Viruses cause most feline upper-respiratory infections (URIs). While many of these infections are mild and resolve without medical intervention, stress can make things worse. So, since going to the veterinary clinic is stressful for cats, it’s smart to know when veterinary care is necessary and when a “wait-and-see” decision is right for your cat.
If your cat starts sneezing, with or without clear nasal discharge, and has no other symptoms (appetite is fine, he is behaving normally), the best advice is to wait before scheduling a veterinary appointment.
If symptoms do not progress to include thick, discolored nasal discharge, lethargy, and loss of appetite, and if the sneezing resolves within seven to 10 days, you’re all set. Your cat may have had a mild viral upper respiratory infection that self-resolved. It’s a common scenario. Cats whose symptoms worsen or last longer, however, should be seen by a veterinarian.
The two most common respiratory viruses in cats are feline herpesvirus 1 (FHV-1) and feline calicivirus (FCV).
The inflammation caused by these viruses compromises the integrity of the lining of the respiratory tract, which allows bacterial invaders to come in and take advantage. The result of these secondary bacterial invaders is that classic, miserable-looking, congested, sneezing kitty with purulent discharge (known as “pus”) coming from the cat’s eyes and nose.
This secondary infection usually needs to be treated with antibiotics, as the infection can spread deeper into the cartilage and bones of the nasal passages and sinuses. If it does, the result can be permanent damage and chronic upper-respiratory symptoms. The presciption for an antibiotic therapy may be required for weeks, depending on the extent of the cat’s bacterial invasion.
The viral component of URIs can be chronic and recurring in an individual cat, especially with the herpesvirus. Again, stress is a known cause of reactivation of the virus, not unlike in humans with herpesvirus cold sores.
“Minimizing stress is essential for lessening severity of signs and recurrence,” says Dr. Erin Henry, instructor of Shelter Medicine, Maddie’s Shelter Medicine Program, Cornell University College of Veterinary Medicine.
While this is especially true in the shelter environment, where overcrowding and less-than-ideal environmental conditions sometimes occur, Dr. Henry says the same is true for cats in a home environment, which many cat owners do not realize.
“Studies have shown that all of the primary agents involved in URI for cats can also be found in asymptomatic cats. It is suspected that stress contributes to the pathogens’ ability to invade the respiratory tissues and cause clinical signs,” she says.

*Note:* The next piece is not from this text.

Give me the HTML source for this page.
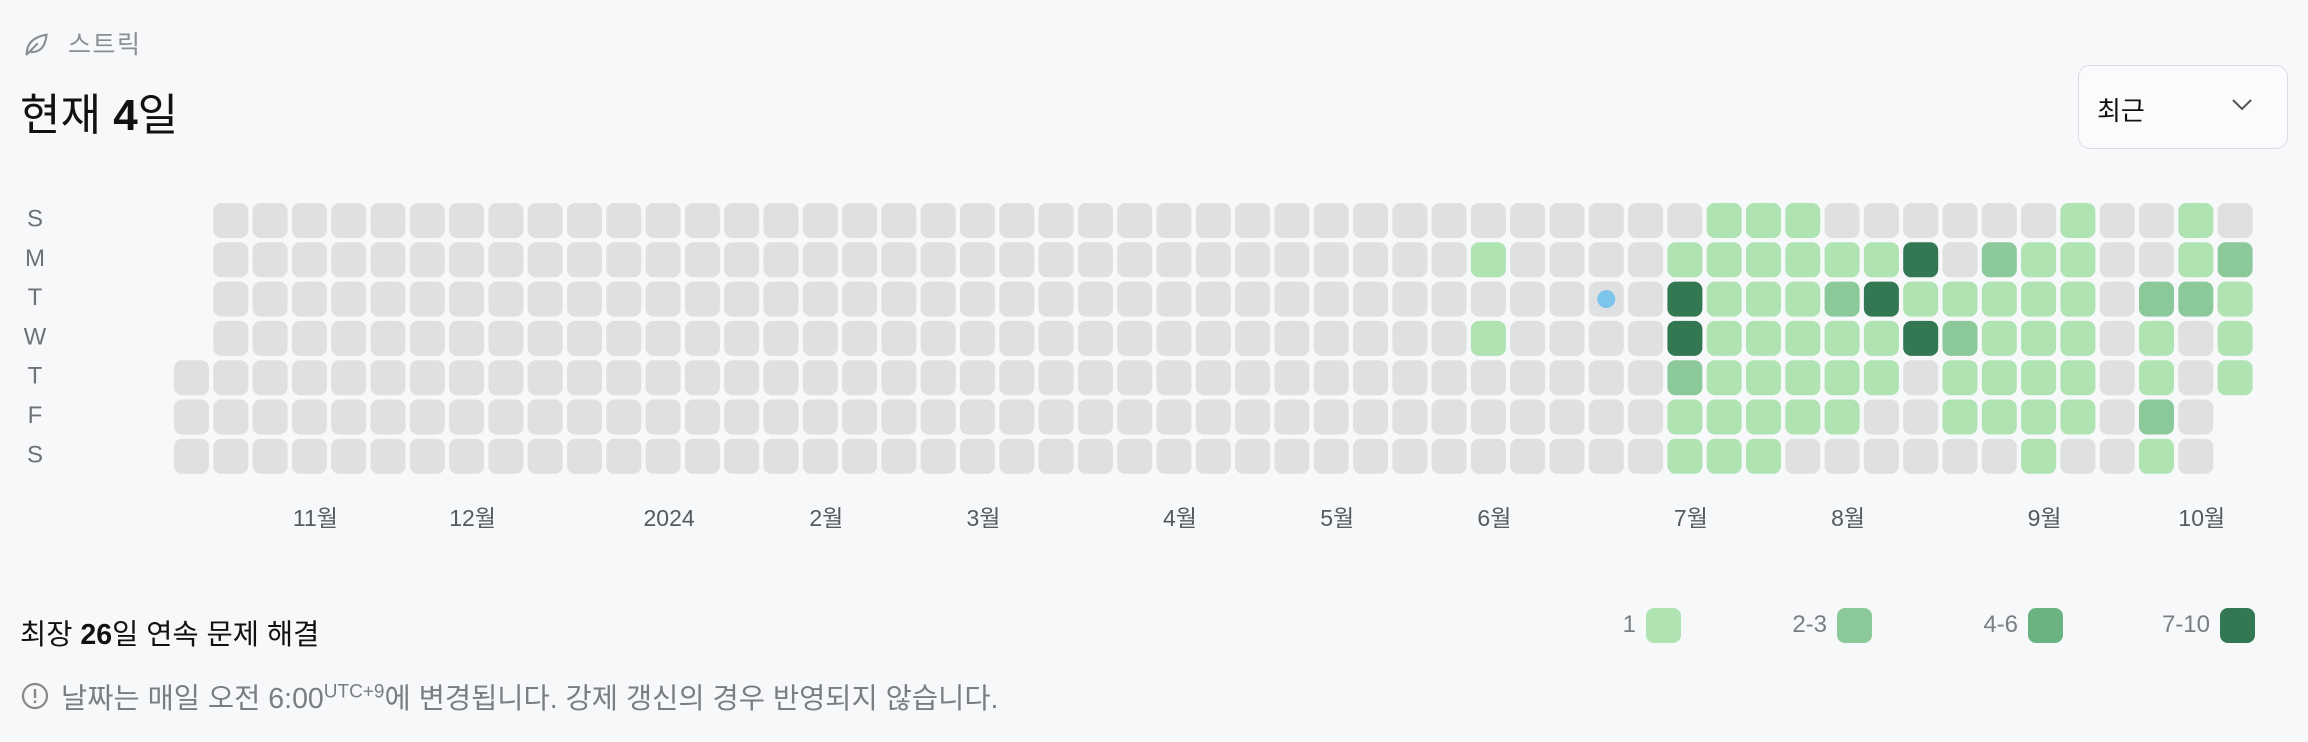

“A stressful event in the home can cause a weakening of the immune response, allowing a pathogen like feline herpesvirus to recrudesce. Cats in a home environment are more likely to clear a viral URI with no additional treatment when it is a low-stress environment,” says Dr. Henry. (See our sidebar “Combating Stress” for ways to help you reduce your cat’s anxiety in his own home.)
Clearly, you need your veterinarian’s help to get the proper antibiotics, but there’s a lot you can do at home to help your cat get through an upper respiratory infection as quickly and comfortably as possible. In addition to administering the antibiotics prescribed by your veterinarian, consider nebulizing (inhalational steam therapy) by confining your cat in a bathroom while running a nice, hot, steamy shower.
The moist steam helps soften and loosen thick upper-respiratory secretions so your cat can clear them more easily. Similarly, you can purchase an over-the-counter nasal saline spray made for humans and instill one drop in each nostril twice daily, which also helps loosen up secretions.
Congested cats can’t smell their food very well, which sometimes leads to disinterest in eating. Warming canned food in the microwave for a few seconds (literally, like 10 to 12 seconds) helps intensify the aroma, thereby helping maintain appetite. Don’t feed it to your cat while it’s hot. You’re looking for warmly aromatic!
Minimize stress, of course, but you can also supplement your cat’s diet with l-lysine, an amino acid that is thought to interfere with viral replication. While the efficacy of l-lysine has recently been called into question, there are anecdotal reports of this helping prevent recurrences. It is worthy of a conversation with your veterinarian about how it may help your cat.
Supplementing with the probiotic Fortiflora (Purina) showed promise in a preliminary study (“Pilot study to evaluate the effect of oral supplementation of Enterococcus faecium SF68 on cats with latent herpesvirus 1,” Lappin et al, J Feline Med Surg. August 2009;11(8):650-4).
Further studies are underway to assess probiotics ability to lessen stress-related recurrences of infection. However, because this product is safe, easily available, and may be good for your cat’s health in other ways, it is definitely something to consider to help your cat with stress-related infection.